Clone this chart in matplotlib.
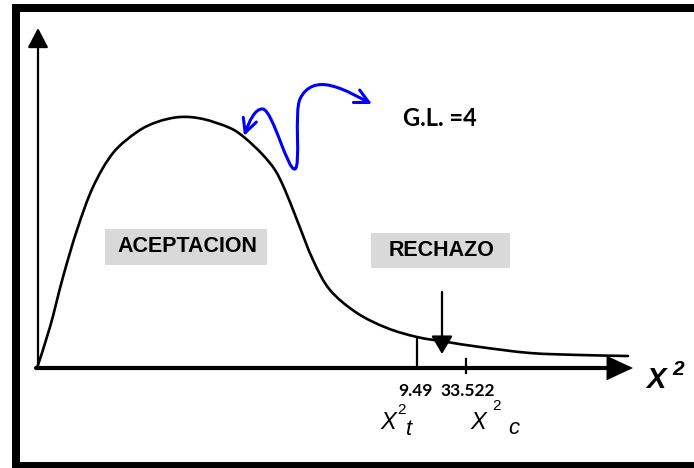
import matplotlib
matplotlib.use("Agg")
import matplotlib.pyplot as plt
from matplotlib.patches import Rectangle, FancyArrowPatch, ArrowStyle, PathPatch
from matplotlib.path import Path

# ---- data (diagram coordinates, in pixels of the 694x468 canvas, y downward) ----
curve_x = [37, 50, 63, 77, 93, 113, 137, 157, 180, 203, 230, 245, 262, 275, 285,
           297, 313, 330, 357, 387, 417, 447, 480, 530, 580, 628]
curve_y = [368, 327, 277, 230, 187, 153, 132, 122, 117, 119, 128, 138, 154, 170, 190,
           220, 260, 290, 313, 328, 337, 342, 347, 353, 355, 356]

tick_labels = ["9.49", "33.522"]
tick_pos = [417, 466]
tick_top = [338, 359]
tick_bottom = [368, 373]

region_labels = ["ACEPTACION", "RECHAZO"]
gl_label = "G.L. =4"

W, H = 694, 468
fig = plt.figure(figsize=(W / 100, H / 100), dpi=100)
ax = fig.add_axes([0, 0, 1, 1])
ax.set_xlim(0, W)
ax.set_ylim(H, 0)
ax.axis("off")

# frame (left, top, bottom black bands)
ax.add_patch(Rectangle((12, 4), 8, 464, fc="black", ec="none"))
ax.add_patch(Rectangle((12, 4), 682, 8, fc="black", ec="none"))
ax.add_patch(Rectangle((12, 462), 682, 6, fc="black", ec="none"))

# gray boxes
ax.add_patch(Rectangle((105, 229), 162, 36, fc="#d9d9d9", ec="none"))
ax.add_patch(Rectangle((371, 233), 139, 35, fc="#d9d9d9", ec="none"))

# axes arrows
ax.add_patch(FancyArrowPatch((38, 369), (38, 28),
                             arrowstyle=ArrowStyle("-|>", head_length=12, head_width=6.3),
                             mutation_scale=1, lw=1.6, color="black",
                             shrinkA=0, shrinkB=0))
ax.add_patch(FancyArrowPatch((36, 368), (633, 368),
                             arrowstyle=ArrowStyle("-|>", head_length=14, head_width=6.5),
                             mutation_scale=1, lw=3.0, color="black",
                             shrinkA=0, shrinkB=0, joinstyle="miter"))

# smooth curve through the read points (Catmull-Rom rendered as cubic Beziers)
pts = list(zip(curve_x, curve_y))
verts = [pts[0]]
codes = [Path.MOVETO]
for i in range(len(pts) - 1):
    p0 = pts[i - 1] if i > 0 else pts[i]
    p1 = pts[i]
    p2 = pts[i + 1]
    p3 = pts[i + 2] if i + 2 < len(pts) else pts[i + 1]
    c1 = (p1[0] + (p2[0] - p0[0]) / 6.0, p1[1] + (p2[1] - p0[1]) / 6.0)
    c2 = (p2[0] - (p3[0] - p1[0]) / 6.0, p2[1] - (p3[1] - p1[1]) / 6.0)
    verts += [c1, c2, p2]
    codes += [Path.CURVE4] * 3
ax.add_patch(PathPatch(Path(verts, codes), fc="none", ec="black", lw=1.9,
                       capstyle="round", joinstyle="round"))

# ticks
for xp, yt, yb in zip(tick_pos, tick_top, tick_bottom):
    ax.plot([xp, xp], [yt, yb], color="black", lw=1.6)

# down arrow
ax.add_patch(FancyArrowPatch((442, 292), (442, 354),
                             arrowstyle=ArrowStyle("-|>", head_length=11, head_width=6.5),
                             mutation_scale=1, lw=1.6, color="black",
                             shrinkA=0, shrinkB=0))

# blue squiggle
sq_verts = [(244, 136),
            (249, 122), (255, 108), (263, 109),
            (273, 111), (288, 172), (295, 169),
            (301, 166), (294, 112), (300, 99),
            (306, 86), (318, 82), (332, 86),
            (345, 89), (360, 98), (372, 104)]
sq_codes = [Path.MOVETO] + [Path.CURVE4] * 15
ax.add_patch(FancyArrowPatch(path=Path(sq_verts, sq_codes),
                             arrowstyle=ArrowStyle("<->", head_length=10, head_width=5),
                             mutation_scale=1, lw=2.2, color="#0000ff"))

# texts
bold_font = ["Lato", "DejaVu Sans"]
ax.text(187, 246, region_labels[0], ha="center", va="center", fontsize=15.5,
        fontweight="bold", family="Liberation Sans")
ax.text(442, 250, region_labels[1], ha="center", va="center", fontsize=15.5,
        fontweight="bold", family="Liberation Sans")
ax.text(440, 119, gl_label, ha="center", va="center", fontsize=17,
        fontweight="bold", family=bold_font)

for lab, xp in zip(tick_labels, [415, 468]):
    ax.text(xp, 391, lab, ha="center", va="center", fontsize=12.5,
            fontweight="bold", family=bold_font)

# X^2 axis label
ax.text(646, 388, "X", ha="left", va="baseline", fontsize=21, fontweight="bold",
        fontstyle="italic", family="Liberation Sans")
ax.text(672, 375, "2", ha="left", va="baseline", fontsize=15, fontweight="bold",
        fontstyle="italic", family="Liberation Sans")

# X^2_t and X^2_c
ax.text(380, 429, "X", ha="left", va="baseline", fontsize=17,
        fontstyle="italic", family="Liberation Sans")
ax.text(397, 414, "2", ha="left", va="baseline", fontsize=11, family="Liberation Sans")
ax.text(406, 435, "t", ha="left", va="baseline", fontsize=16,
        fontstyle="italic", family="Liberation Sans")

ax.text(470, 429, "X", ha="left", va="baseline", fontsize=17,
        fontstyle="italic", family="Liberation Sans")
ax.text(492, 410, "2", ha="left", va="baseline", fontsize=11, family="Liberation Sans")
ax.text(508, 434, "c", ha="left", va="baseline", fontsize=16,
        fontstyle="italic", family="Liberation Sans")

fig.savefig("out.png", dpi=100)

### TASK PROMPT
Return all lines containing the word "matplotlib".

### CORRECT RESULT
Clone this chart in matplotlib.
import matplotlib
matplotlib.use("Agg")
import matplotlib.pyplot as plt
from matplotlib.patches import Rectangle, FancyArrowPatch, ArrowStyle, PathPatch
from matplotlib.path import Path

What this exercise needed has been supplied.